Si un noctambule se procure une pilule d’ecstasy ou de la cocaïne mais souhaite toutefois vérifier le degré de pureté de sa drogue, les «drug checking» l’informent sur sa composition, et, le cas échéant, sur la dangerosité des produits de coupe qu’il s’apprête à ingérer (vermifuges, analgésiques, etc.), avec la substance active recherchée. Il s’agit ici de faire de la réduction des risques et non de la prévention pure.
Daniel Allemann, chimiste au laboratoire cantonal de Berne et responsable des « drug checking », précise le but des laboratoires :
Le consommateur curieux apporte sa pilule ou sa poudre au laboratoire mobile installé dans une roulotte aux abords du lieu festif, ou au laboratoire stationnaire à Berne.

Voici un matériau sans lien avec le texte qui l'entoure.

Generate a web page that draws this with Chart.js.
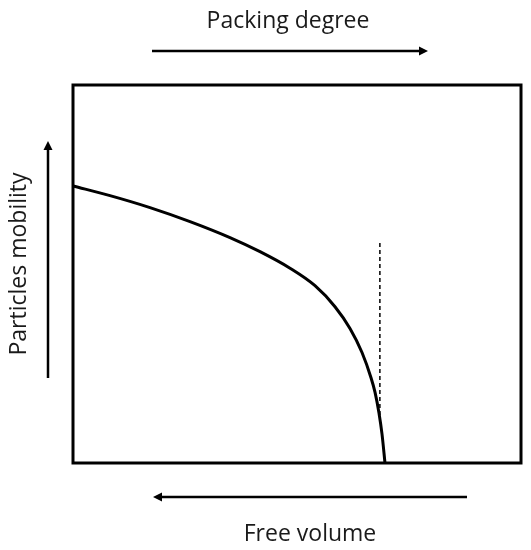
<!DOCTYPE html>
<html>
<head>
<meta charset="utf-8">
<script src="https://cdn.jsdelivr.net/npm/chart.js@4.4.0/dist/chart.umd.min.js"></script>
<style>
  html, body { margin: 0; padding: 0; background: #fff; }
  #wrap { width: 531px; height: 550px; }
</style>
</head>
<body>
<div id="wrap"><canvas id="chart" width="531" height="550"></canvas></div>
<script>
  // Curve: free volume axis (x, 0-100) vs particles mobility (y, 0-100)
  const curveX = [0, 8.26, 17.19, 26.12, 35.04, 41.74, 48.44, 54.02, 58.48, 61.83, 64.51, 66.52, 67.41, 68.30, 68.97, 69.64];
  const curveY = [73.28, 70.74, 67.57, 63.86, 59.63, 55.90, 51.53, 46.90, 41.35, 35.58, 29.23, 22.57, 18.76, 13.25, 7.70, 0];

  // Dashed vertical marker
  const markerX = [68.5, 68.5];
  const markerY = [58.2, 11];

  const titleTop = 'Packing degree';
  const titleBottom = 'Free volume';
  const titleLeft = 'Particles mobility';

  const toPoints = (xs, ys) => xs.map((x, i) => ({ x: x, y: ys[i] }));

  function arrow(ctx, x1, y1, x2, y2) {
    const ang = Math.atan2(y2 - y1, x2 - x1);
    const head = 9, half = 4.5;
    ctx.beginPath();
    ctx.moveTo(x1, y1);
    ctx.lineTo(x2 - Math.cos(ang) * head * 0.8, y2 - Math.sin(ang) * head * 0.8);
    ctx.stroke();
    ctx.beginPath();
    ctx.moveTo(x2, y2);
    ctx.lineTo(x2 - Math.cos(ang) * head - Math.sin(ang) * half, y2 - Math.sin(ang) * head + Math.cos(ang) * half);
    ctx.lineTo(x2 - Math.cos(ang) * head + Math.sin(ang) * half, y2 - Math.sin(ang) * head - Math.cos(ang) * half);
    ctx.closePath();
    ctx.fill();
  }

  const decor = {
    id: 'decor',
    beforeDatasetsDraw(chart) {
      const ctx = chart.ctx;
      const a = chart.chartArea;
      ctx.save();
      ctx.strokeStyle = '#000';
      ctx.lineWidth = 3;
      ctx.strokeRect(a.left, a.top, a.right - a.left, a.bottom - a.top);
      ctx.restore();
    },
    afterDraw(chart) {
      const ctx = chart.ctx;
      ctx.save();
      ctx.strokeStyle = '#000';
      ctx.fillStyle = '#000';
      ctx.lineWidth = 2.5;
      arrow(ctx, 152, 51, 428, 51);
      arrow(ctx, 467, 497, 153, 497);
      arrow(ctx, 48, 378, 48, 141);

      ctx.fillStyle = '#1a1a1a';
      ctx.font = '23px "Open Sans", sans-serif';
      ctx.textAlign = 'center';
      ctx.textBaseline = 'middle';
      ctx.fillText(titleTop, 288, 21);
      ctx.fillText(titleBottom, 310, 534);
      ctx.translate(19, 264);
      ctx.rotate(-Math.PI / 2);
      ctx.fillText(titleLeft, 0, 0);
      ctx.restore();
    }
  };

  new Chart(document.getElementById('chart').getContext('2d'), {
    type: 'line',
    data: {
      datasets: [{
        data: toPoints(curveX, curveY),
        borderColor: '#000',
        borderWidth: 3,
        pointRadius: 0,
        cubicInterpolationMode: 'monotone',
        fill: false,
        clip: false
      }, {
        data: toPoints(markerX, markerY),
        borderColor: '#000',
        borderWidth: 1.5,
        borderDash: [4, 3],
        pointRadius: 0,
        fill: false
      }]
    },
    options: {
      responsive: false,
      animation: false,
      layout: { padding: { left: 73, right: 10, top: 85, bottom: 87 } },
      plugins: {
        legend: { display: false },
        tooltip: { enabled: false }
      },
      scales: {
        x: { type: 'linear', min: 0, max: 100, display: false },
        y: { type: 'linear', min: 0, max: 100, display: false }
      }
    },
    plugins: [decor]
  });
</script>
</body>
</html>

La dose est d’abord photographiée et numérotée, puis mélangée à différents solvants. Cette mixture est ensuite placée dans une machine qui effectue une opération de chromatographie liquide afin de séparer les différentes molécules composant le produit. Dans un laboratoire mobile, après quatre minutes pour l’ecstasy et six minutes pour la cocaïne, les premiers résultats sont visibles. Un chimiste délivre alors son verdict. Finalement, le consommateur reste libre d’ingérer ou non la substance testée. Pendant les quelques minutes que durent l’analyse, un expert s’entretient avec le fêtard sur le contexte d’achat de cette drogue et ses habitudes de consommation.
Les substances ainsi photographiées et analysées sont répertoriées dans une base de données sur le site internet nuit-blanche.ch, par dates et par catégories de dangerosité. N’importe quel consommateur, depuis chez lui, peut donc s’y référer à tout moment pour vérifier si l’ecstasy qu’il possède dans sa poche figure dans cette base de données, sa composition complète et les éventuelles précautions à prendre lors d’une prise.
Daniel Allemann découvre des produits de coupe dans la cocaïne qu’on lui apporte :
De son côté, Alex Bücheli estime que son travail consiste à révéler une autre réalité sur l’usage des substances synthétiques festives : «Ces drogues existent. Il est impossible d’évoluer dans le milieu nocturne sans croiser des substances car l’usage récréatif est la manière la plus répandue de consommer de la drogue. En offrant une réduction des risques, on accepte de mettre en avant la notion de plaisir dans l’usage, plutôt que le problème. On motive le consommateur à être adulte par rapport à sa consommation et à réfléchir à la manière dont il va ressentir la substance selon son état du moment, ou selon la dose. Nous sommes un peu des «personal drug trainers»».
Tous experts en performance
Pour comprendre si la perception, voire l’acceptation sociale de l’usage des drogues synthétiques a évolué, nous nous sommes adressés à l’expert suisse en sociologie des drogues Sandro Cattacin, co-rédacteur d’une étude sur la dangerosité des substances psychoactives pour la Confédération.
Selon lui, l’exigence performative requise dans les tous les domaines de la société renforce l’acceptation sociale vis-à-vis de la consommation des drogues pour atteindre ces performances, également celles qui servent à performer dans la fête : «Le discours dominant sur les drogues dans la presse depuis les années 80 est celui de la dramatisation. Pourtant, en parallèle, une stratégie d’utilisation des drogues normalisée et individualisée s’est mise en place dans la société, car aujourd’hui, on est capable de gérer les drogues qu’on consomme. Pour être un individu performant, on doit aussi être capable de gérer ses drogues.».
À ce moment précis, une phrase du témoignage de Pascale nous revient en écho : «La drogue existe partout. La journée on bosse, on boit du café. Le soir on va voir un concert, on prend un rail de coke.»
Finalement, si les experts s’accordent à dire que la consommation de substances récréatives est relativement stable depuis 30 ans, dans le milieu festif nocturne, les chiffres nous éclairent sur un phénomène qui reste bien en-deçà de la réalité de la consommation de drogues synthétiques en Suisse. Une pratique qui reste par définition illégale et cachée.